In investing in service enablement and automation and seeking to flatten its labor pyramid, HP is playing catch up with competitors who started these measures some time ago.
An obvious point, but one which is easily overlooked, is that HP ES is the enterprise services arm of HP Group, in particular its Enterprise Division, and is thus fundamentally different from standalone IT services providers. The CIO is the key target audience, and the focus is on bringing together relevant components of HP’s hardware and software and services capabilities into engagements. Cloud was a recurring theme during the two-day event, and where HP ES used to emphasize its ‘Converged Infrastructure’ abilities, it now highlights the ‘HP Converged Cloud’, offering clients both build and operate cloud services, and “consume” cloud services (managed IaaS and SaaS, public cloud). For HP ES, expect to see the messaging focus on its abilities to enable client’s journey to the cloud, even if the service is BPO.
There was no mention by HP ES during the event of its thinking about expanding in growth markets: this is something we would expect to hear more about in FY 2014.
The investment in portfolio is clearly in the areas of mobility, information management & analytics, apps modernization, security (one of HP ES’ fastest growing areas) and cloud services.

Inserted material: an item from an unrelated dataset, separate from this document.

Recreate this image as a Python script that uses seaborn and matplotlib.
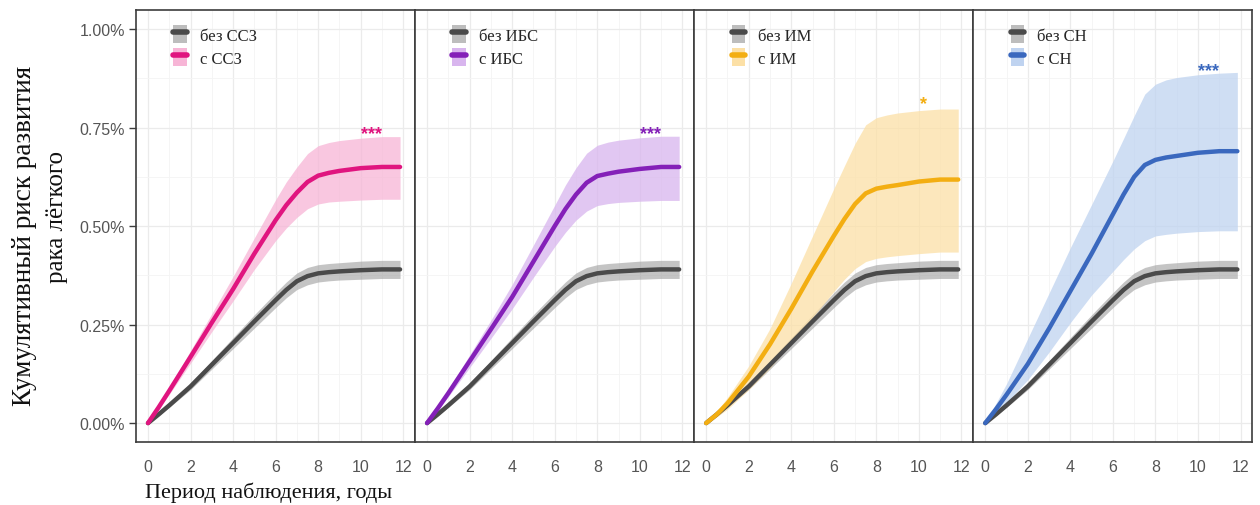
import numpy as np
import pandas as pd
import matplotlib
matplotlib.use("Agg")
import matplotlib.pyplot as plt
import seaborn as sns
from matplotlib.patches import Patch
from matplotlib.lines import Line2D
from matplotlib.ticker import MultipleLocator, FuncFormatter

# время наблюдения, годы
t = [0, 0.5, 1, 2, 3, 4, 5, 6, 6.5, 7, 7.5, 8, 8.5, 9, 10, 11, 11.85]

# без заболевания (одинаково во всех панелях), %
gray = [0, 0.022, 0.045, 0.093, 0.148, 0.203, 0.258, 0.312, 0.338, 0.36, 0.373, 0.38, 0.383, 0.385, 0.388, 0.39, 0.39]
gray_lo = [0, 0.019, 0.04, 0.085, 0.137, 0.189, 0.241, 0.293, 0.318, 0.339, 0.351, 0.358, 0.361, 0.363, 0.365, 0.367, 0.367]
gray_hi = [0, 0.025, 0.05, 0.101, 0.159, 0.217, 0.275, 0.331, 0.358, 0.381, 0.395, 0.402, 0.405, 0.407, 0.411, 0.413, 0.413]

ssz = [0, 0.04, 0.082, 0.168, 0.255, 0.34, 0.43, 0.515, 0.553, 0.585, 0.612, 0.628, 0.635, 0.64, 0.647, 0.65, 0.65]
ssz_lo = [0, 0.035, 0.073, 0.152, 0.232, 0.31, 0.39, 0.463, 0.495, 0.522, 0.544, 0.556, 0.561, 0.563, 0.566, 0.568, 0.568]
ssz_hi = [0, 0.045, 0.091, 0.184, 0.278, 0.372, 0.47, 0.567, 0.612, 0.65, 0.684, 0.704, 0.712, 0.717, 0.723, 0.727, 0.727]

ibs = [0, 0.037, 0.076, 0.157, 0.238, 0.32, 0.41, 0.5, 0.543, 0.58, 0.61, 0.627, 0.633, 0.638, 0.645, 0.65, 0.65]
ibs_lo = [0, 0.032, 0.067, 0.141, 0.215, 0.29, 0.37, 0.448, 0.484, 0.515, 0.538, 0.552, 0.557, 0.56, 0.563, 0.565, 0.565]
ibs_hi = [0, 0.042, 0.085, 0.173, 0.261, 0.352, 0.452, 0.553, 0.604, 0.648, 0.685, 0.705, 0.713, 0.718, 0.724, 0.728, 0.728]

im = [0, 0.022, 0.05, 0.118, 0.2, 0.29, 0.385, 0.475, 0.518, 0.556, 0.583, 0.595, 0.6, 0.604, 0.613, 0.618, 0.618]
im_lo = [0, 0.016, 0.035, 0.085, 0.14, 0.205, 0.268, 0.334, 0.365, 0.392, 0.41, 0.418, 0.422, 0.425, 0.43, 0.434, 0.434]
im_hi = [0, 0.03, 0.065, 0.145, 0.24, 0.355, 0.475, 0.595, 0.653, 0.71, 0.757, 0.775, 0.782, 0.787, 0.793, 0.797, 0.797]

sn = [0, 0.035, 0.072, 0.15, 0.24, 0.335, 0.43, 0.53, 0.58, 0.625, 0.655, 0.668, 0.674, 0.678, 0.686, 0.69, 0.69]
sn_lo = [0, 0.025, 0.052, 0.11, 0.18, 0.255, 0.325, 0.385, 0.415, 0.442, 0.463, 0.475, 0.479, 0.482, 0.486, 0.488, 0.488]
sn_hi = [0, 0.05, 0.1, 0.215, 0.33, 0.445, 0.555, 0.665, 0.722, 0.78, 0.835, 0.86, 0.871, 0.877, 0.884, 0.888, 0.89]

panels = ["ССЗ", "ИБС", "ИМ", "СН"]
colors = ["#E0157F", "#8420B8", "#F3AE12", "#3A68BE"]
fills = ["#F7B5D6", "#D8B5EE", "#FCE0A6", "#BFD3F0"]
series = [(ssz, ssz_lo, ssz_hi), (ibs, ibs_lo, ibs_hi), (im, im_lo, im_hi), (sn, sn_lo, sn_hi)]
stars = ["***", "***", "*", "***"]
star_pos = [(10.5, 0.735), (10.5, 0.735), (10.2, 0.81), (10.5, 0.895)]

sns.set_theme(style="white")
plt.rcParams["font.family"] = ["Liberation Sans", "DejaVu Sans"]

fig, axes = plt.subplots(1, 4, figsize=(12.6, 5.06), dpi=100, sharey=True)
fig.subplots_adjust(left=0.108, right=0.994, top=0.978, bottom=0.1245, wspace=0)

for i, ax in enumerate(axes):
    val, lo, hi = series[i]
    ax.fill_between(t, gray_lo, gray_hi, color="#9E9E9E", alpha=0.6, lw=0, zorder=2)
    ax.fill_between(t, lo, hi, color=fills[i], alpha=0.75, lw=0, zorder=2)
    sns.lineplot(x=t, y=gray, ax=ax, color="#4A4A4A", lw=3.2, zorder=3)
    sns.lineplot(x=t, y=val, ax=ax, color=colors[i], lw=3.2, zorder=4)
    ax.text(star_pos[i][0], star_pos[i][1], stars[i], color=colors[i], fontsize=13,
            fontweight="bold", ha="center", va="center")

    ax.set_xlim(-0.56, 12.56)
    ax.set_ylim(-0.048, 1.048)
    ax.xaxis.set_major_locator(MultipleLocator(2))
    ax.xaxis.set_minor_locator(MultipleLocator(1))
    ax.yaxis.set_major_locator(MultipleLocator(0.25))
    ax.yaxis.set_minor_locator(MultipleLocator(0.125))
    ax.grid(which="major", color="#EBEBEB", lw=0.9, zorder=0)
    ax.grid(which="minor", color="#F4F4F4", lw=0.6, zorder=0)
    ax.set_axisbelow(True)
    for s in ax.spines.values():
        s.set_color("#3C3C3C")
        s.set_linewidth(1.2)
    ax.tick_params(axis="both", which="major", direction="out", length=5, width=1,
                   color="#3C3C3C", labelcolor="#555555", labelsize=11.5, pad=3)
    ax.tick_params(axis="x", which="major", pad=7)
    ax.tick_params(axis="both", which="minor", length=0)
    if i == 0:
        ax.yaxis.set_major_formatter(FuncFormatter(lambda v, p: f"{v:.2f}%"))
        ax.tick_params(axis="y", left=True)
    else:
        ax.tick_params(axis="y", left=False, labelleft=False)
    ax.set_xlabel("")
    ax.set_ylabel("")

    handles = [
        (Patch(color="#BDBDBD", lw=0), Line2D([], [], color="#4A4A4A", lw=4)),
        (Patch(color=fills[i], lw=0), Line2D([], [], color=colors[i], lw=4)),
    ]
    ax.legend(handles, ["без " + panels[i], "с " + panels[i]], loc="upper left",
              bbox_to_anchor=(0.08, 1.0), frameon=False, handlelength=0.8,
              handleheight=1.3, handletextpad=0.8, labelspacing=0.25,
              prop={"family": "Liberation Serif", "size": 12})

fig.text(0.0198, 0.534, "Кумулятивный риск развития", rotation=90,
         ha="center", va="center", family="Liberation Serif", fontsize=19.5,
         color="#111111")
fig.text(0.045, 0.572, "рака лёгкого", rotation=90,
         ha="center", va="center", family="Liberation Serif", fontsize=18,
         color="#111111")
fig.text(0.115, 0.026, "Период наблюдения, годы", ha="left", va="center",
         family="Liberation Serif", fontsize=16, color="#111111")

fig.savefig("out.png", dpi=100)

HP ES also arguably needs to invest more in its vertical capabilities, including within existing strongholds such as U.S. state government healthcare, where it has led the Medicaid market for decades. The contracts for health information exchanges (HIXs) are starting to be awarded. These would take HP ES into the new era of U.S. state healthcare following the reforms that are underway. However, competitors and new players are winning the contracts. For example Vermont, where HP recently won a Medicaid Fiscal agent contract renewal, awarded the contract to build its HIX infrastructure to CGI. And at Nevada, where HP ES is also the Medicaid fiscal agent, Xerox has won the contract to design and implement the state’s HIX.